[START GIVEN DATA]
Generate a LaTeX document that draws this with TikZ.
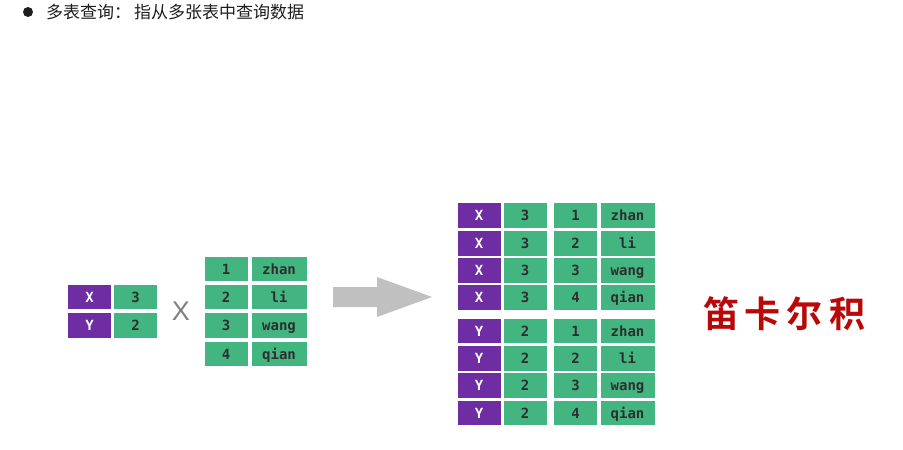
\documentclass[tikz,border=0pt]{standalone}
\usepackage{fontspec}
\setmonofont{DejaVu Sans Mono}
\newfontfamily\cjk{Noto Sans CJK SC}
\newfontfamily\cjkb{Noto Sans CJK SC Bold}
\setsansfont{Liberation Sans}
\definecolor{cellpurple}{HTML}{6E2DA2}
\definecolor{cellgreen}{HTML}{43B580}
\definecolor{celltext}{HTML}{2E2E2E}
\definecolor{titletext}{HTML}{1E1E1E}
\definecolor{arrowgray}{HTML}{C0C0C0}
\definecolor{cartred}{HTML}{B80808}
\begin{document}
\begin{tikzpicture}[x=1pt,y=-1pt,
  cellbase/.style={draw=white,line width=0.8pt,minimum height=25.5pt,inner sep=0pt,
    text height=10pt,text depth=0pt,
    font=\ttfamily\bfseries\fontsize{14}{14}\selectfont},
  pcell/.style={cellbase,fill=cellpurple,text=white,minimum width=44pt},
  gcell/.style={cellbase,fill=cellgreen,text=celltext,minimum width=44pt},
  wcell/.style={cellbase,fill=cellgreen,text=celltext,minimum width=56pt},
]
\useasboundingbox (0,0) rectangle (903,450);
% title
\node[circle,fill=titletext,inner sep=0pt,minimum size=10pt] (bullet) at (28,12) {};
\node[anchor=west,inner sep=0pt,text=titletext,font=\cjk\fontsize{17}{17}\selectfont] (title) at (46,12) {多表查询：\,指从多张表中查询数据};
% left table
\node[pcell] (la1) at (89.5,297) {X};
\node[gcell] (lb1) at (135.5,297) {3};
\node[pcell] (la2) at (89.5,325.5) {Y};
\node[gcell] (lb2) at (135.5,325.5) {2};
% times sign
\node[text=gray,font=\sffamily\fontsize{27}{27}\selectfont] (times) at (181,311) {X};
% right table
\foreach \y/\n/\w [count=\i] in {269/1/zhan,297/2/li,325.5/3/wang,354/4/qian}{
  \node[gcell] (ra\i) at (226,\y) {\n};
  \node[wcell] (rb\i) at (279,\y) {\w};
}
% block arrow
\fill[arrowgray] (333,287) -- (377,287) -- (377,277) -- (432,297) -- (377,317) -- (377,307) -- (333,307) -- cycle;
% result tables
\foreach \y/\n/\w [count=\i] in {215.5/1/zhan,243.5/2/li,270.5/3/wang,297.5/4/qian}{
  \node[pcell] (ta\i) at (479,\y) {X};
  \node[gcell] (tb\i) at (525,\y) {3};
  \node[gcell] (tc\i) at (575.5,\y) {\n};
  \node[wcell,minimum width=55pt] (td\i) at (627.5,\y) {\w};
}
\foreach \y/\n/\w [count=\i] in {331/1/zhan,358.5/2/li,385.5/3/wang,413/4/qian}{
  \node[pcell] (ba\i) at (479,\y) {Y};
  \node[gcell] (bb\i) at (525,\y) {2};
  \node[gcell] (bc\i) at (575.5,\y) {\n};
  \node[wcell,minimum width=55pt] (bd\i) at (627.5,\y) {\w};
}
% label
\node[text=cartred,font=\cjkb\fontsize{36}{36}\selectfont] (cart) at (784,314) {笛\,卡\,尔\,积};
\end{tikzpicture}
\end{document}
[END GIVEN DATA]
## THE REQUEST
Make an exact copy of all the material, but keep the pictures out of it.

## RESPONSE TO THIS EXERCISE
Generate a LaTeX document that draws this with TikZ.
\documentclass[tikz,border=0pt]{standalone}
\usepackage{fontspec}
\setmonofont{DejaVu Sans Mono}
\newfontfamily\cjk{Noto Sans CJK SC}
\newfontfamily\cjkb{Noto Sans CJK SC Bold}
\setsansfont{Liberation Sans}
\definecolor{cellpurple}{HTML}{6E2DA2}
\definecolor{cellgreen}{HTML}{43B580}
\definecolor{celltext}{HTML}{2E2E2E}
\definecolor{titletext}{HTML}{1E1E1E}
\definecolor{arrowgray}{HTML}{C0C0C0}
\definecolor{cartred}{HTML}{B80808}
\begin{document}
\begin{tikzpicture}[x=1pt,y=-1pt,
  cellbase/.style={draw=white,line width=0.8pt,minimum height=25.5pt,inner sep=0pt,
    text height=10pt,text depth=0pt,
    font=\ttfamily\bfseries\fontsize{14}{14}\selectfont},
  pcell/.style={cellbase,fill=cellpurple,text=white,minimum width=44pt},
  gcell/.style={cellbase,fill=cellgreen,text=celltext,minimum width=44pt},
  wcell/.style={cellbase,fill=cellgreen,text=celltext,minimum width=56pt},
]
\useasboundingbox (0,0) rectangle (903,450);
% title
\node[circle,fill=titletext,inner sep=0pt,minimum size=10pt] (bullet) at (28,12) {};
\node[anchor=west,inner sep=0pt,text=titletext,font=\cjk\fontsize{17}{17}\selectfont] (title) at (46,12) {多表查询：\,指从多张表中查询数据};
% left table
\node[pcell] (la1) at (89.5,297) {X};
\node[gcell] (lb1) at (135.5,297) {3};
\node[pcell] (la2) at (89.5,325.5) {Y};
\node[gcell] (lb2) at (135.5,325.5) {2};
% times sign
\node[text=gray,font=\sffamily\fontsize{27}{27}\selectfont] (times) at (181,311) {X};
% right table
\foreach \y/\n/\w [count=\i] in {269/1/zhan,297/2/li,325.5/3/wang,354/4/qian}{
  \node[gcell] (ra\i) at (226,\y) {\n};
  \node[wcell] (rb\i) at (279,\y) {\w};
}
% block arrow
\fill[arrowgray] (333,287) -- (377,287) -- (377,277) -- (432,297) -- (377,317) -- (377,307) -- (333,307) -- cycle;
% result tables
\foreach \y/\n/\w [count=\i] in {215.5/1/zhan,243.5/2/li,270.5/3/wang,297.5/4/qian}{
  \node[pcell] (ta\i) at (479,\y) {X};
  \node[gcell] (tb\i) at (525,\y) {3};
  \node[gcell] (tc\i) at (575.5,\y) {\n};
  \node[wcell,minimum width=55pt] (td\i) at (627.5,\y) {\w};
}
\foreach \y/\n/\w [count=\i] in {331/1/zhan,358.5/2/li,385.5/3/wang,413/4/qian}{
  \node[pcell] (ba\i) at (479,\y) {Y};
  \node[gcell] (bb\i) at (525,\y) {2};
  \node[gcell] (bc\i) at (575.5,\y) {\n};
  \node[wcell,minimum width=55pt] (bd\i) at (627.5,\y) {\w};
}
% label
\node[text=cartred,font=\cjkb\fontsize{36}{36}\selectfont] (cart) at (784,314) {笛\,卡\,尔\,积};
\end{tikzpicture}
\end{document}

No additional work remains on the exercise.